Source code of charts:
···
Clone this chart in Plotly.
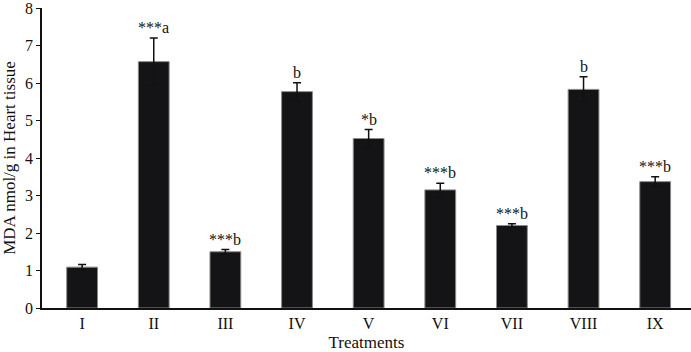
import plotly.graph_objects as go

categories = ["I", "II", "III", "IV", "V", "VI", "VII", "VIII", "IX"]
values = [1.09, 6.57, 1.50, 5.77, 4.52, 3.15, 2.20, 5.83, 3.37]
errors = [0.07, 0.63, 0.06, 0.24, 0.24, 0.18, 0.05, 0.34, 0.13]
labels = ["", "***a", "***b", "b", "*b", "***b", "***b", "b", "***b"]
y_ticks = [0, 1, 2, 3, 4, 5, 6, 7, 8]

font = "Liberation Serif, Times New Roman, serif"

fig = go.Figure()
fig.add_trace(go.Bar(
    x=categories, y=values,
    marker=dict(color="#141416", line=dict(color="#8a8a8a", width=1)),
    width=0.43,
    error_y=dict(type="data", array=errors, visible=True, color="#111111",
                 thickness=1.5, width=4),
))

for c, v, e, t in zip(categories, values, errors, labels):
    if t:
        fig.add_annotation(x=c, y=v + e, text=t, showarrow=False,
                           yanchor="bottom", yshift=0,
                           font=dict(family=font, size=16, color="#111111"))

fig.update_layout(
    width=691, height=352,
    margin=dict(l=42, r=0, t=8, b=44),
    plot_bgcolor="white", paper_bgcolor="white",
    showlegend=False,
    font=dict(family=font, size=16, color="#111111"),
)
fig.update_xaxes(
    range=[-0.56, 8.5], showline=True, linecolor="#111", linewidth=1.5,
    ticks="", showgrid=False, automargin=False,
    title=dict(text="Treatments", font=dict(family=font, size=17), standoff=7),
    tickfont=dict(family=font, size=16),
)
fig.update_yaxes(
    range=[0, 8], tickvals=y_ticks, showline=True, linecolor="#111", linewidth=1.5,
    ticks="outside", ticklen=4, tickcolor="#111", showgrid=False, zeroline=False,
    automargin=False, ticklabeloverflow="allow",
    title=dict(text="MDA nmol/g in Heart tissue", font=dict(family=font, size=17), standoff=7),
    tickfont=dict(family=font, size=16),
)

fig.write_html("out.html", config={"displayModeBar": False},
               post_script="document.body.style.margin='0';")
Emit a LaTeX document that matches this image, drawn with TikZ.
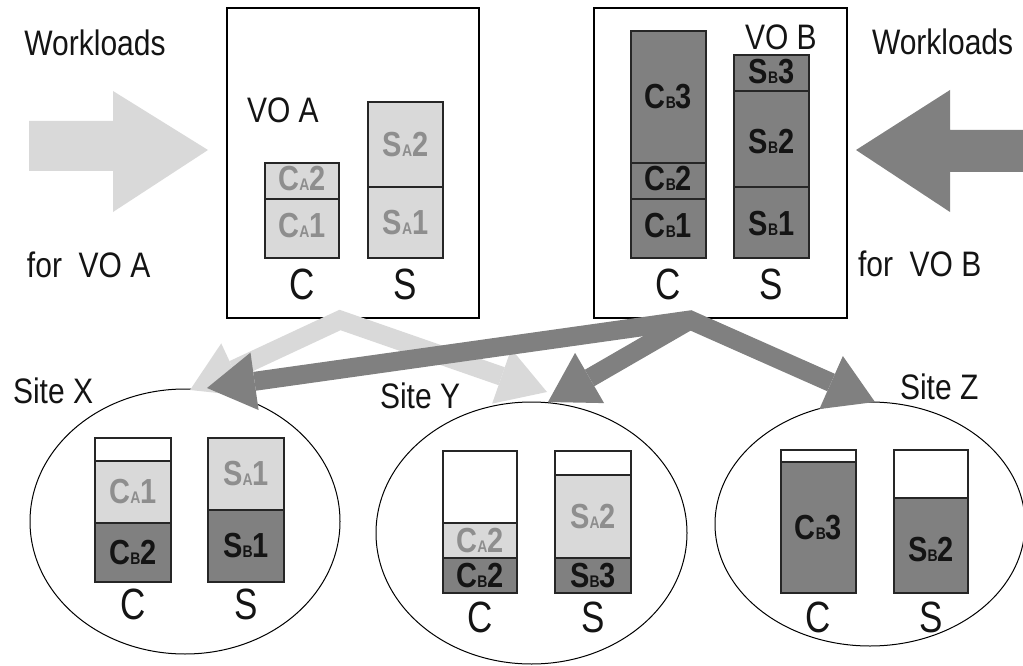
···
Task description: Return the records exactly. Don't carry the pictures over.

Full output:
Clone this chart in Plotly.
import plotly.graph_objects as go

categories = ["I", "II", "III", "IV", "V", "VI", "VII", "VIII", "IX"]
values = [1.09, 6.57, 1.50, 5.77, 4.52, 3.15, 2.20, 5.83, 3.37]
errors = [0.07, 0.63, 0.06, 0.24, 0.24, 0.18, 0.05, 0.34, 0.13]
labels = ["", "***a", "***b", "b", "*b", "***b", "***b", "b", "***b"]
y_ticks = [0, 1, 2, 3, 4, 5, 6, 7, 8]

font = "Liberation Serif, Times New Roman, serif"

fig = go.Figure()
fig.add_trace(go.Bar(
    x=categories, y=values,
    marker=dict(color="#141416", line=dict(color="#8a8a8a", width=1)),
    width=0.43,
    error_y=dict(type="data", array=errors, visible=True, color="#111111",
                 thickness=1.5, width=4),
))

for c, v, e, t in zip(categories, values, errors, labels):
    if t:
        fig.add_annotation(x=c, y=v + e, text=t, showarrow=False,
                           yanchor="bottom", yshift=0,
                           font=dict(family=font, size=16, color="#111111"))

fig.update_layout(
    width=691, height=352,
    margin=dict(l=42, r=0, t=8, b=44),
    plot_bgcolor="white", paper_bgcolor="white",
    showlegend=False,
    font=dict(family=font, size=16, color="#111111"),
)
fig.update_xaxes(
    range=[-0.56, 8.5], showline=True, linecolor="#111", linewidth=1.5,
    ticks="", showgrid=False, automargin=False,
    title=dict(text="Treatments", font=dict(family=font, size=17), standoff=7),
    tickfont=dict(family=font, size=16),
)
fig.update_yaxes(
    range=[0, 8], tickvals=y_ticks, showline=True, linecolor="#111", linewidth=1.5,
    ticks="outside", ticklen=4, tickcolor="#111", showgrid=False, zeroline=False,
    automargin=False, ticklabeloverflow="allow",
    title=dict(text="MDA nmol/g in Heart tissue", font=dict(family=font, size=17), standoff=7),
    tickfont=dict(family=font, size=16),
)

fig.write_html("out.html", config={"displayModeBar": False},
               post_script="document.body.style.margin='0';")
Emit a LaTeX document that matches this image, drawn with TikZ.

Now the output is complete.